これまでの展覧会

テキスト 心のアート展

先日、何気なく捨てた紙切れが5歳の息子にとって大切なものだったらしく、半泣きで抗議された。「面倒くさいなぁ…」と思いつつ、でも自分はこの種のことに関してはもっと面倒な子どもだったので、息子の気持ちは痛いほどわかる。「大切なものはちゃんと片付けなさい」と、一応どこの家でも言いそうなことを言いながらも、悔し涙を浮かべる息子を見ると胸が痛んだ。心の中では「どう言っていいかわかんないけど、とにかくごめん」と謝ったけれど、きちんと目に見える形で謝れなかった自分は、なんだか「つまんない大人」になってしまった気がして、妙に落ち込んだ一日だった。

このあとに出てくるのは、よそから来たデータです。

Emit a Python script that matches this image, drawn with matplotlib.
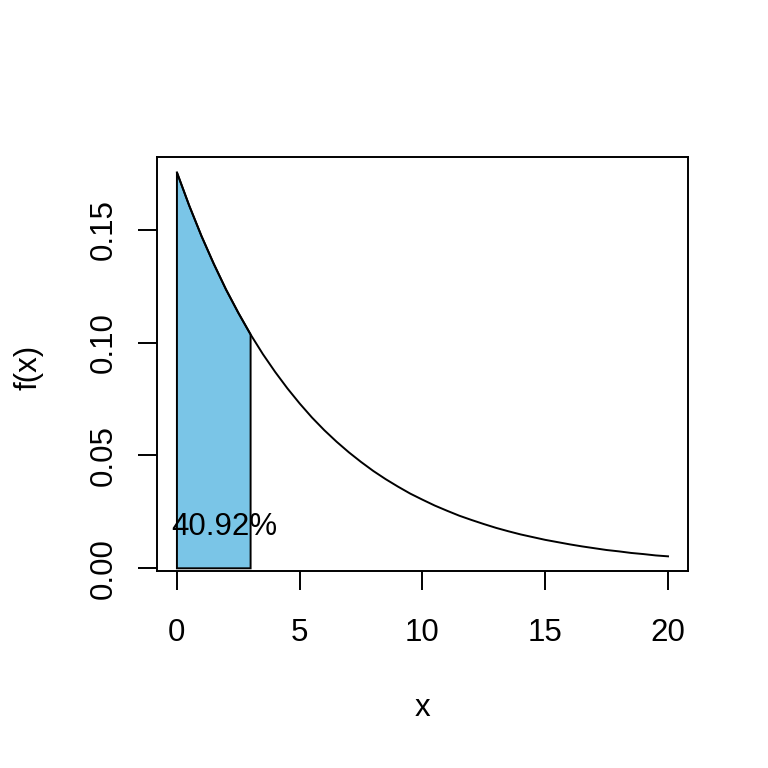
import numpy as np
import matplotlib
matplotlib.use("Agg")
import matplotlib.pyplot as plt

# === Data (density at x = 0, 0.5, ..., 20) ===
x_vals = np.arange(0, 20.5, 0.5)
fx_vals = [0.1754, 0.1607, 0.1472, 0.1349, 0.1235, 0.1132, 0.1036, 0.0949,
           0.0870, 0.0797, 0.0730, 0.0668, 0.0612, 0.0561, 0.0514, 0.0471,
           0.0431, 0.0395, 0.0362, 0.0331, 0.0304, 0.0278, 0.0255, 0.0233,
           0.0214, 0.0196, 0.0179, 0.0164, 0.0150, 0.0138, 0.0126, 0.0116,
           0.0106, 0.0097, 0.0089, 0.0081, 0.0075, 0.0068, 0.0063, 0.0057,
           0.0053]
shade_upper = 3.0
area_label = "40.92%"
x_ticks = [0, 5, 10, 15, 20]
y_ticks = [0.00, 0.05, 0.10, 0.15]

plt.rcParams['font.family'] = ['Liberation Sans', 'DejaVu Sans']
FS = 22.5

fig = plt.figure(figsize=(7.68, 7.68), dpi=100)
ax = fig.add_axes([0.2048, 0.2565, 0.6906, 0.5387])

# === Shaded area under curve ===
fx = np.array(fx_vals)
mask = x_vals <= shade_upper
px = np.concatenate([[0], x_vals[mask], [shade_upper]])
py = np.concatenate([[0], fx[mask], [0]])
ax.fill(px, py, facecolor='#7AC5E7', edgecolor='black', linewidth=1.4)

# === Density curve ===
ax.plot(x_vals, fx, color='black', linewidth=1.4)

ax.text(1.93, 0.0148, area_label, fontsize=FS, ha='center', va='baseline')

ax.set_xlim(-0.8, 20.8)
ax.set_ylim(-0.0012, 0.1821)
ax.set_xticks(x_ticks)
ax.set_xticklabels([str(t) for t in x_ticks])
ax.set_yticks(y_ticks)
ax.set_yticklabels([f"{t:.2f}" for t in y_ticks], rotation=90, va='center')
ax.tick_params(labelsize=FS, length=13.7, width=1.4)
ax.tick_params(axis='x', pad=20)
ax.tick_params(axis='y', pad=14)
for sp in ax.spines.values():
    sp.set_linewidth(1.4)

fig.text(422 / 768, 1 - 708 / 768, "x", fontsize=FS, ha='center', va='center')
fig.text(28 / 768, 1 - 367 / 768, "f(x)", fontsize=FS, ha='center', va='center',
         rotation=90)

fig.savefig("out.png", dpi=100)
plt.close(fig)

その日の夜、ふと思ったのだけれど、「心のアート展」に出品された作品たちって、その後どうなっているんだろう?会場から撤去された作品は事務局(平川病院)に戻されて、そこから各病院を通じて制作者に返却される。大切に飾っている人もいれば、どこかに預けたりしまったりしている人もいるだろうし、かさばるから処分しちゃった(されちゃった…)という人もいるだろう。「過去の作品」との向き合い方はそれぞれに違うから、いろいろな「その後」があるはずだ。ただ、個人的には、この世界のどこかに存在していて欲しいと思う。「同じ釜の飯を食った仲間」じゃないけれど、「同じアート展を作った仲間」みたいな愛着は、なかなかどうしてすぐに消えてしまうものじゃない。

「絵」って、極論すれば、紙に顔料や染料が染みこんでいるだけのこと。国宝級の名画も、保育園でのお絵かきも、その点では変わらない。そこにどれだけの「価値」を想像力という接着剤で貼り付けていくのかが違うだけ。「金銭的価値」も「文化的価値」も「個人的な愛着」も実体としてあるわけじゃなく、その想像力を社会の人たちがどれだけ支持したり共有したりするか、ということなんじゃないか?。だとしたら、ぼくは「誰にもわかってもらえない、自分だけの大切さ」を抱える人たち側の立場にいたいと思う(…息子の絵は捨てちゃったけど、気持ちの上ではそうありたいと思っています)。

「心のアート展」に出てくる作品には、制作者の「自分だけの愛着」みたいなものが感じられることが多い。そんな「愛着」に出会うのが嬉しくて、こうして実行委員を務めている。出品者の話を聞いていると、「この絵の大切さも、自分の創作への思いも、他人にはわかってもらえないし、無理にわかってもらわなくてもいい!でも、わかってもらえたらそれはそれで嬉しい…」というような、尊大さと謙虚さがグルグルと渦巻いていることがあって、そういう葛藤を抱えた描き手に出会えた時、「ああ、こういう人好きだなぁ…」と心底思う。

一筆分の絵具が重ねられる時、そこにどんな感動があるかは、その人にしかわからない。そうしてできあがった絵がどれだけ大切なものかも、その人にしかわからない。そんな「その人にしかわからない価値」を、多くの人が集まる会場に陳列することは、冷静に考えてみれば矛盾したことだ。でも、世界にはいろんなかたちの「大切さ」があることを、来場者と共に嚙みしめたい。そうした「大切さ」の居場所がある社会の方が、きっと、たぶん、息苦しくないんだと思う。

だから、「心のアート展」には、いろんな人に来て欲しい。できれば、もう少し子どもたちにも来て欲しい。ときどき「アート展だから子連れは無理ですよね」と聞かれることがあるけれど、ぜんぜん無理じゃない。お行儀よく静かになんてしなくていいし、ちょっとくらいなら(ほんとにちょっとだけ!)走って構わない(注:個人的見解)。展示作品を模写とかしだした子どもがいたら、間違いなく全力で応援すると思う。いや、感極まって泣いてしまうかもしれない。

「え!これってそんなに大切なものだったの!?」なんて驚いたり謝ったりしながら、そんな「大切さ」を受け止める容量を、自分の中にも、社会の中にも増やしていきたい。そのためにも「心のアート展」という試みを続けていきたい。10年後も、20年後も、同じ歩調で歩き続けながら、こんなことをやり続けていたい。